恩師の資格あるのかを反省しつつ

2013年05月15日 19:43

毎年5月15日「教師の日」には、韓国全土で鳴り響く歌があるが、それは「師の恩恵(스승의 은혜)」である。 儒学の李基東(イ・ギドン:이기동)成均館(ソンギュングァン:성균관)大学院長(62)は約20年の間、学生が自分のためにこの歌を歌うことを止めた。「師の恩恵は空のようで」という文句のためだ。 2008年1月に、一度だけ歌わせたことがあった。当時、李院長と成均館大学大学院儒学科の学生約20人は、論文発表会を兼ねて慶尚北道安東市陶山面の陶山書院に行った。一行は、退渓李滉(テゲ:퇴계、イ・ファン:이황、1501~1570)先生の位牌が祀られた書院内の尚徳祠を参った。李院長は、「退渓先生ほどの存在になってこそ、恩師と呼ばれるに値する。今日は『師の恩恵』を歌ってもいい」と言った。学生たちは歌を合唱し、書院の人々は不思議そうに見ていた。大学院生の中には退渓先生の17代子孫であるイ・チオク(이치억)博士(38)もいた。 教師の日の前日の14日、ソウル鍾路区明倫洞)の成均館大学で、李院長と教え子のイ博士が会った。イ博士は2002年、成均館大学大学院儒学科に入学し、李院長の指導の下、退渓哲学を研究して博士号を取得した。李院長は、「師の恩は空のようだというが、果たして私が歌を歌ってもらう資格があるのか、いつも反省した」と話した。イ博士は、先生がいない席で、「教え子である私にとって、李先生は理想の教師だが、自分で恩師と認めようとしない」と話した。 李院長は、教師が教権をふるって教え子を扱ったり、教権が失墜し、教え子が教師に暴言を吐き、暴力を振ったりする昨今の事態の責任を「師の仮面」をかぶった教師のせいだと考えている。成績で教え子を評価し、知識だけを伝授する教師だ。 この問題の解決策を退渓先生から得た李院長は、「両親が子どもの幸福を望むように、教師も教え子が幸せであることから望まなければならない」と述べた。師弟関係が親子のように厚くなれば、力関係に変質することはないと言う。
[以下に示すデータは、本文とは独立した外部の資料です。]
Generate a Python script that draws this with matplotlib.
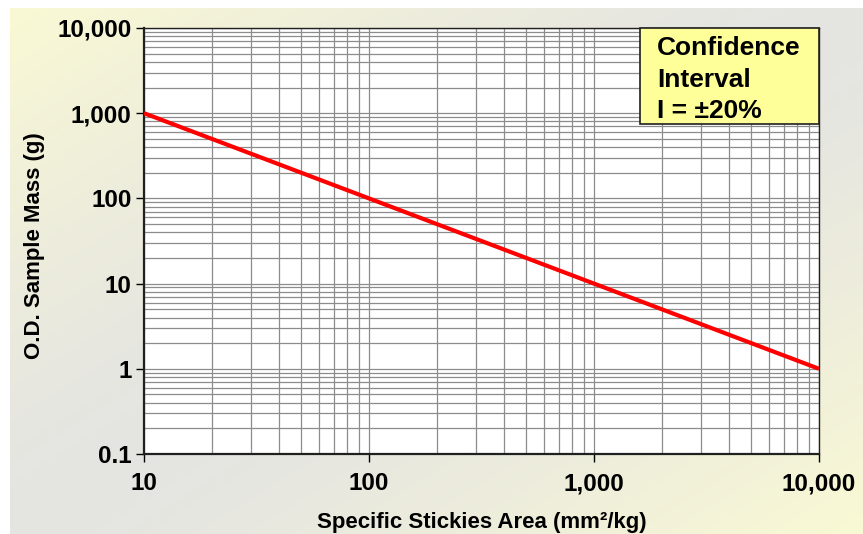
import numpy as np
import matplotlib

matplotlib.use("Agg")
import matplotlib.pyplot as plt
from matplotlib.patches import Rectangle
from matplotlib.ticker import FixedLocator, LogLocator, NullFormatter

plt.rcParams["font.family"] = ["Liberation Sans", "DejaVu Sans"]
plt.rcParams["font.weight"] = "bold"

# data: required O.D. sample mass for a +/-20% confidence interval
area = [10, 100, 1000, 10000]          # mm²/kg
mass = [1000, 100, 10, 1]              # g
xticks = [10, 100, 1000, 10000]
xlabels = ["10", "100", "1,000", "10,000"]
yticks = [0.1, 1, 10, 100, 1000, 10000]
ylabels = ["0.1", "1", "10", "100", "1,000", "10,000"]
note = ["Confidence", "Interval", "I = \u00b120%"]

fig = plt.figure(figsize=(8.63, 5.34), dpi=100)
fig.patch.set_facecolor("white")

# gradient background: cream -> light grey -> cream along the diagonal
bg = fig.add_axes([10 / 863, 0, 853 / 863, 526 / 534])
bg.axis("off")
yy, xx = np.mgrid[0:1:200j, 0:1:300j]
t = (xx + yy) / 2
s = np.abs(t - 0.5) * 2
cream = np.array([250, 249, 212]) / 255
grey = np.array([228, 228, 226]) / 255
img = grey + (cream - grey) * s[..., None] ** 1.3
bg.imshow(img, aspect="auto", extent=[0, 1, 0, 1], origin="upper")

ax = fig.add_axes([144 / 863, 1 - 454 / 534, 675 / 863, 426 / 534])
ax.set_facecolor("white")
ax.plot(area, mass, color="#ff0000", lw=3, solid_capstyle="butt", zorder=3)
ax.set_xscale("log")
ax.set_yscale("log")
ax.set_xlim(10, 10000)
ax.set_ylim(0.1, 10000)

ax.xaxis.set_major_locator(FixedLocator(xticks))
ax.set_xticklabels(xlabels)
ax.yaxis.set_major_locator(FixedLocator(yticks))
ax.set_yticklabels(ylabels)
ax.xaxis.set_minor_locator(LogLocator(base=10, subs=np.arange(2, 10)))
ax.yaxis.set_minor_locator(LogLocator(base=10, subs=np.arange(2, 10)))
ax.xaxis.set_minor_formatter(NullFormatter())
ax.yaxis.set_minor_formatter(NullFormatter())

ax.grid(True, which="both", color="#8c8c8c", lw=0.9)
ax.tick_params(which="major", direction="out", length=6, width=1, labelsize=17.5, pad=3)
ax.tick_params(which="minor", length=0)
ax.tick_params(axis="x", pad=7)
for sp in ax.spines.values():
    sp.set_color("#202020")
    sp.set_linewidth(1)
ax.spines["left"].set_linewidth(1.6)
ax.spines["bottom"].set_linewidth(1.6)

ax.set_xlabel("Specific Stickies Area (mm²/kg)", fontsize=16, fontweight="bold", labelpad=12)
ax.set_ylabel("O.D. Sample Mass (g)", fontsize=16, fontweight="bold")
ax.yaxis.set_label_coords(-0.146, 0.49)

# note box flush with the top-right corner of the plot area
ax.add_patch(Rectangle((0.735, 0.775), 0.265, 0.225, transform=ax.transAxes,
                       facecolor="#ffff99", edgecolor="#202020", lw=1.2, zorder=5, clip_on=False))
for line, yb in zip(note, [0.9366, 0.8615, 0.7887]):
    ax.text(0.760, yb, line, transform=ax.transAxes, ha="left", va="baseline",
            fontsize=19, fontweight="bold", zorder=6)

fig.savefig("out.png", dpi=100, facecolor="white")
李院長は、「親子が力関係になれないように、教師が教え子を自分の子のように考えればよいし、教え子は困った時には教師に助けを求め、迷惑をかけてもかまわない」と話した。 多くの人が「教師の日」にどんな贈り物をするか悩む。李院長は、「教え子が真理をつく質問をする時、それが最大の贈り物だ」と答えた。